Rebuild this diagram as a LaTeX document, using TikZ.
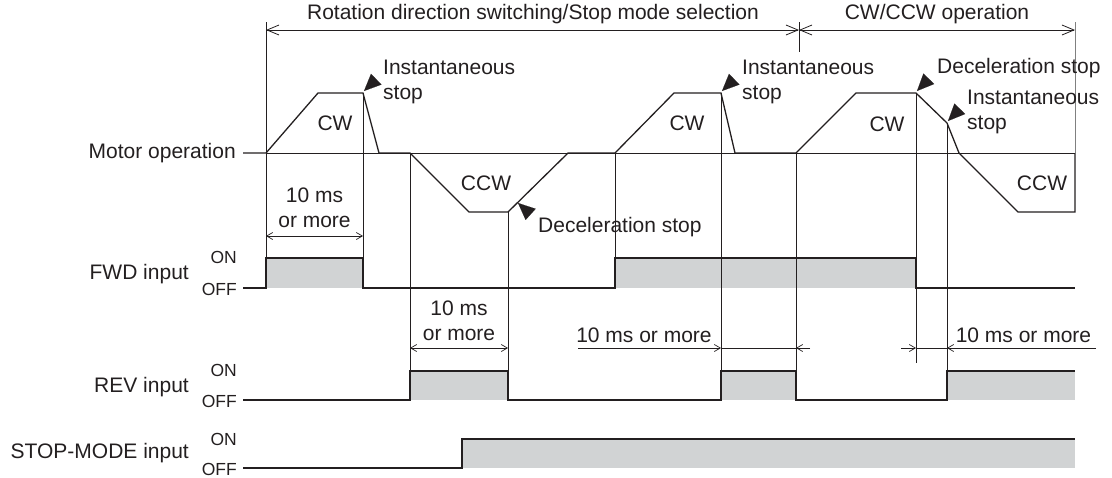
\documentclass[tikz,border=0pt]{standalone}
\usepackage{fontspec}
\setmainfont{Liberation Sans}
\usetikzlibrary{arrows.meta,positioning}
\definecolor{ink}{RGB}{35,31,32}
\definecolor{onfill}{RGB}{209,211,212}
\newcommand{\stopmark}[2]{\draw[stoptip] ([shift={(#2:17pt)}]#1) -- (#1);}

\begin{document}
\begin{tikzpicture}[x=1pt, y=-1pt,
  txt/.style={inner sep=0pt, font=\fontsize{21pt}{25pt}\selectfont, text=ink},
  lvl/.style={inner sep=0pt, anchor=east, font=\fontsize{17.5pt}{20pt}\selectfont, text=ink},
  prof/.style={draw=ink, line width=1.3pt},
  sig/.style={draw=ink, line width=1.2pt},
  ref/.style={draw=ink, line width=0.8pt},
  dimtop/.style={draw=ink, line width=0.8pt,
    {Straight Barb[length=12pt,width=10pt]}-{Straight Barb[length=12pt,width=10pt]}},
  dim/.style={draw=ink, line width=0.7pt,
    {Straight Barb[length=6pt,width=7pt]}-{Straight Barb[length=6pt,width=7pt]}},
  dimin/.style={draw=ink, line width=0.7pt, -{Straight Barb[length=6pt,width=7pt]}},
  stoptip/.style={draw=ink, line width=0.1pt, -{Triangle[length=17pt,width=15pt]}},
  on/.style={fill=onfill}]
  \useasboundingbox (0,0) rectangle (1112,477);

  % time marks
  \coordinate (t1) at (266,0);  \coordinate (t2) at (363,0);
  \coordinate (t3) at (410,0);  \coordinate (t4) at (508,0);
  \coordinate (t5) at (615,0);  \coordinate (t6) at (721,0);
  \coordinate (t7) at (796,0);  \coordinate (t8) at (916,0);
  \coordinate (t9) at (947,0);  \coordinate (tm) at (799,0);
  \coordinate (te) at (1075,0);

  % ON areas
  \fill[on] (266,258) rectangle (363,288);
  \fill[on] (615,258) rectangle (916,288);
  \fill[on] (410,371) rectangle (508,400);
  \fill[on] (721,371) rectangle (796,400);
  \fill[on] (947,371) rectangle (1075,400);
  \fill[on] (462,439) rectangle (1075,468);

  % reference lines
  \draw[ref] (266,153) -- (1075,153);
  \draw[ref] (t1 |- 0,22) -- (t1 |- 0,288);
  \draw[ref] (tm |- 0,22) -- (tm |- 0,52);
  \draw[ref, draw=gray] (te |- 0,22) -- (te |- 0,153);
  \draw[ref] (t2 |- 0,93) -- (t2 |- 0,288);
  \draw[ref] (t3 |- 0,153) -- (t3 |- 0,400);
  \draw[ref] (t4 |- 0,212) -- (t4 |- 0,400);
  \draw[ref] (t5 |- 0,153) -- (t5 |- 0,288);
  \draw[ref] (t6 |- 0,93) -- (t6 |- 0,400);
  \draw[ref] (t7 |- 0,153) -- (t7 |- 0,400);
  \draw[ref] (t8 |- 0,93) -- (t8 |- 0,363);
  \draw[ref] (t9 |- 0,123) -- (t9 |- 0,400);

  % motor operation
  \draw[prof] (243,153) -- (266,153) -- (318,93) -- (363,93) -- (379,153) -- (410,153)
    -- (469,212) -- (508,212) -- (568,153) -- (615,153) -- (674,93) -- (721,93)
    -- (735,153) -- (796,153) -- (856,93) -- (916,93) -- (947,123) -- (959,153)
    -- (1018,212) -- (1075,212) -- (1075,153);

  % inputs
  \draw[sig] (243,288) -- (266,288) -- (266,258) -- (363,258) -- (363,288) -- (615,288)
    -- (615,258) -- (916,258) -- (916,288) -- (1075,288);
  \draw[sig] (243,400) -- (410,400) -- (410,371) -- (508,371) -- (508,400) -- (721,400)
    -- (721,371) -- (796,371) -- (796,400) -- (947,400) -- (947,371) -- (1075,371);
  \draw[sig] (243,468) -- (462,468) -- (462,439) -- (1075,439);

  % row labels
  \node[txt, anchor=east] (motor) at (236,153) {Motor operation};
  \node[txt, anchor=east] (fwd) at (189,274) {FWD input};
  \node[lvl] (fwdon) at (237,257) {ON};
  \node[lvl] (fwdoff) at (237,289) {OFF};
  \node[txt, anchor=east] (rev) at (189,387) {REV input};
  \node[lvl] (revon) at (237,370) {ON};
  \node[lvl] (revoff) at (237,401) {OFF};
  \node[txt, anchor=east] (stopmode) at (189,453) {STOP-MODE input};
  \node[lvl] (stopon) at (237,439) {ON};
  \node[lvl] (stopoff) at (237,469) {OFF};

  % top dimensions
  \draw[dimtop] (t1 |- 0,30) -- (tm |- 0,30);
  \draw[dimtop] (tm |- 0,30) -- (te |- 0,30);
  \node[txt] (select) at (533,14) {Rotation direction switching/Stop mode selection};
  \node[txt] (cwccw) at (937,14) {CW/CCW operation};

  % direction labels
  \node[txt] (cw1) at (335,123) {CW};
  \node[txt] (ccw1) at (486,183) {CCW};
  \node[txt] (cw2) at (687,123) {CW};
  \node[txt] (cw3) at (887,124) {CW};
  \node[txt] (ccw2) at (1042,183) {CCW};

  % stop notes
  \node[txt, anchor=west, align=left] (inst1) at (383,82) {Instantaneous\\stop};
  \node[txt, anchor=west, align=left] (inst2) at (742,82) {Instantaneous\\stop};
  \node[txt, anchor=west] (decel1) at (937,68) {Deceleration stop};
  \node[txt, anchor=west, align=left] (inst3) at (967,112) {Instantaneous\\stop};
  \node[txt, anchor=west] (decel2) at (538,227) {Deceleration stop};
  \stopmark{364,91}{44}
  \stopmark{722,91}{44}
  \stopmark{917,91}{46}
  \stopmark{948,121}{46}
  \stopmark{518,203}{-42}

  % 10 ms dimensions
  \draw[dim] (t1 |- 0,236) -- (t2 |- 0,236);
  \node[txt, align=center] (wait1) at (314.5,207.5) {10 ms\\or more};
  \draw[dim] (t3 |- 0,348) -- (t4 |- 0,348);
  \node[txt, align=center] (wait2) at (459,321) {10 ms\\or more};
  \draw[dimin] (578,348) -- (t6 |- 0,348);
  \draw[ref, line width=0.7pt] (t6 |- 0,348) -- (t7 |- 0,348);
  \draw[dimin] (810,348) -- (t7 |- 0,348);
  \node[txt] (wait3) at (644,335) {10 ms or more};
  \draw[dimin] (901,348) -- (t8 |- 0,348);
  \draw[ref, line width=0.7pt] (t8 |- 0,348) -- (t9 |- 0,348);
  \draw[dimin] (1096,348) -- (t9 |- 0,348);
  \node[txt] (wait4) at (1023.5,335) {10 ms or more};
\end{tikzpicture}
\end{document}
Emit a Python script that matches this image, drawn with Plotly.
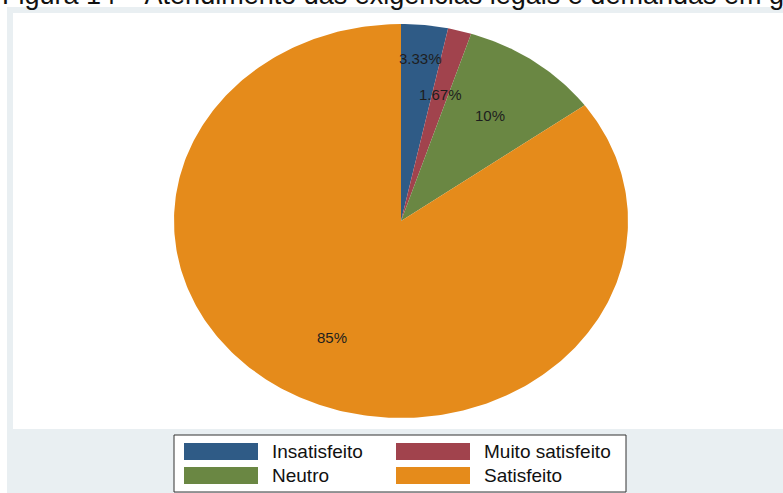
import numpy as np
import plotly.graph_objects as go

# Survey answers and their shares (percent of respondents)
categories = ["Insatisfeito", "Muito satisfeito", "Neutro", "Satisfeito"]
shares = [3.33, 1.67, 10.0, 85.0]
share_labels = ["3.33%", "1.67%", "10%", "85%"]
colors = ["#2f5b86", "#a1434d", "#6a8743", "#e58b1b"]

title_text = "Figura 14 – Atendimento das exigências legais e demandas em geral"

W, H = 783, 493


def px(x):
    return x / W


def py(y):
    return 1 - y / H


fig = go.Figure()

# Slices drawn clockwise from 12 o'clock on a [-1, 1] x [-1, 1] frame
total = sum(shares)
start = 0.0
label_radius = [0.83, 0.665, 0.665, 0.665]
label_pts = []
for cat, val, col in zip(categories, shares, colors):
    a0 = 2 * np.pi * start / total
    a1 = 2 * np.pi * (start + val) / total
    t = np.linspace(a0, a1, max(8, int(400 * val / total)))
    xs = np.concatenate([[0.0], np.sin(t), [0.0]])
    ys = np.concatenate([[0.0], np.cos(t), [0.0]])
    fig.add_trace(go.Scatter(
        x=xs, y=ys, mode="lines", fill="toself", fillcolor=col,
        line=dict(width=0, color=col), name=cat, hoverinfo="name",
        showlegend=False,
    ))
    label_pts.append((a0 + a1) / 2)
    start += val

for i, (mid, txt) in enumerate(zip(label_pts, share_labels)):
    r = label_radius[i]
    fig.add_annotation(
        x=r * np.sin(mid), y=r * np.cos(mid), xref="x", yref="y",
        text=txt, showarrow=False,
        font=dict(size=15, color="#1e1e1e", family="Liberation Sans, Arial"),
    )

shapes = [
    # outer graph region and inner plot region
    dict(type="rect", xref="paper", yref="paper", x0=px(7), x1=px(W + 5),
         y0=py(H + 5), y1=py(7), fillcolor="#e9eff2", line=dict(width=0),
         layer="below"),
    dict(type="rect", xref="paper", yref="paper", x0=px(13), x1=px(W + 5),
         y0=py(429), y1=py(13), fillcolor="#ffffff", line=dict(width=0),
         layer="below"),
    # legend frame
    dict(type="rect", xref="paper", yref="paper", x0=px(174), x1=px(626),
         y0=py(492), y1=py(435), fillcolor="#ffffff",
         line=dict(width=1, color="#333333"), layer="below"),
]

# Legend laid out in two columns
col_x = [184, 396]
row_y = [443, 467]
for i, (cat, col) in enumerate(zip(categories, colors)):
    cx = col_x[i % 2]
    ry = row_y[i // 2]
    shapes.append(dict(type="rect", xref="paper", yref="paper",
                       x0=px(cx), x1=px(cx + 74), y0=py(ry + 17), y1=py(ry),
                       fillcolor=col, line=dict(width=0)))
    fig.add_annotation(
        x=px(cx + 86), y=py(ry + 8.5), xref="paper", yref="paper",
        xanchor="left", yanchor="middle", text=cat, showarrow=False,
        font=dict(size=19, color="#111111", family="Liberation Sans, Arial"),
    )

# Caption line above the graph
fig.add_annotation(
    x=0, y=py(12), xref="paper", yref="paper", xanchor="left",
    yanchor="bottom", text=title_text, showarrow=False,
    font=dict(size=27, color="#111111", family="Liberation Sans, Arial"),
)

fig.update_layout(
    width=W, height=H,
    margin=dict(l=0, r=0, t=0, b=0),
    paper_bgcolor="#ffffff", plot_bgcolor="rgba(0,0,0,0)",
    shapes=shapes, showlegend=False,
    xaxis=dict(domain=[px(174), px(628)], range=[-1, 1], visible=False,
               fixedrange=True),
    yaxis=dict(domain=[py(418), py(24)], range=[-1, 1], visible=False,
               fixedrange=True),
)

fig.write_html("out.html")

# EXERCISE
Return only those lines of the records that contain the string "drawn".

# SOLUTION FOR THIS TASK
Emit a Python script that matches this image, drawn with Plotly.
# Slices drawn clockwise from 12 o'clock on a [-1, 1] x [-1, 1] frame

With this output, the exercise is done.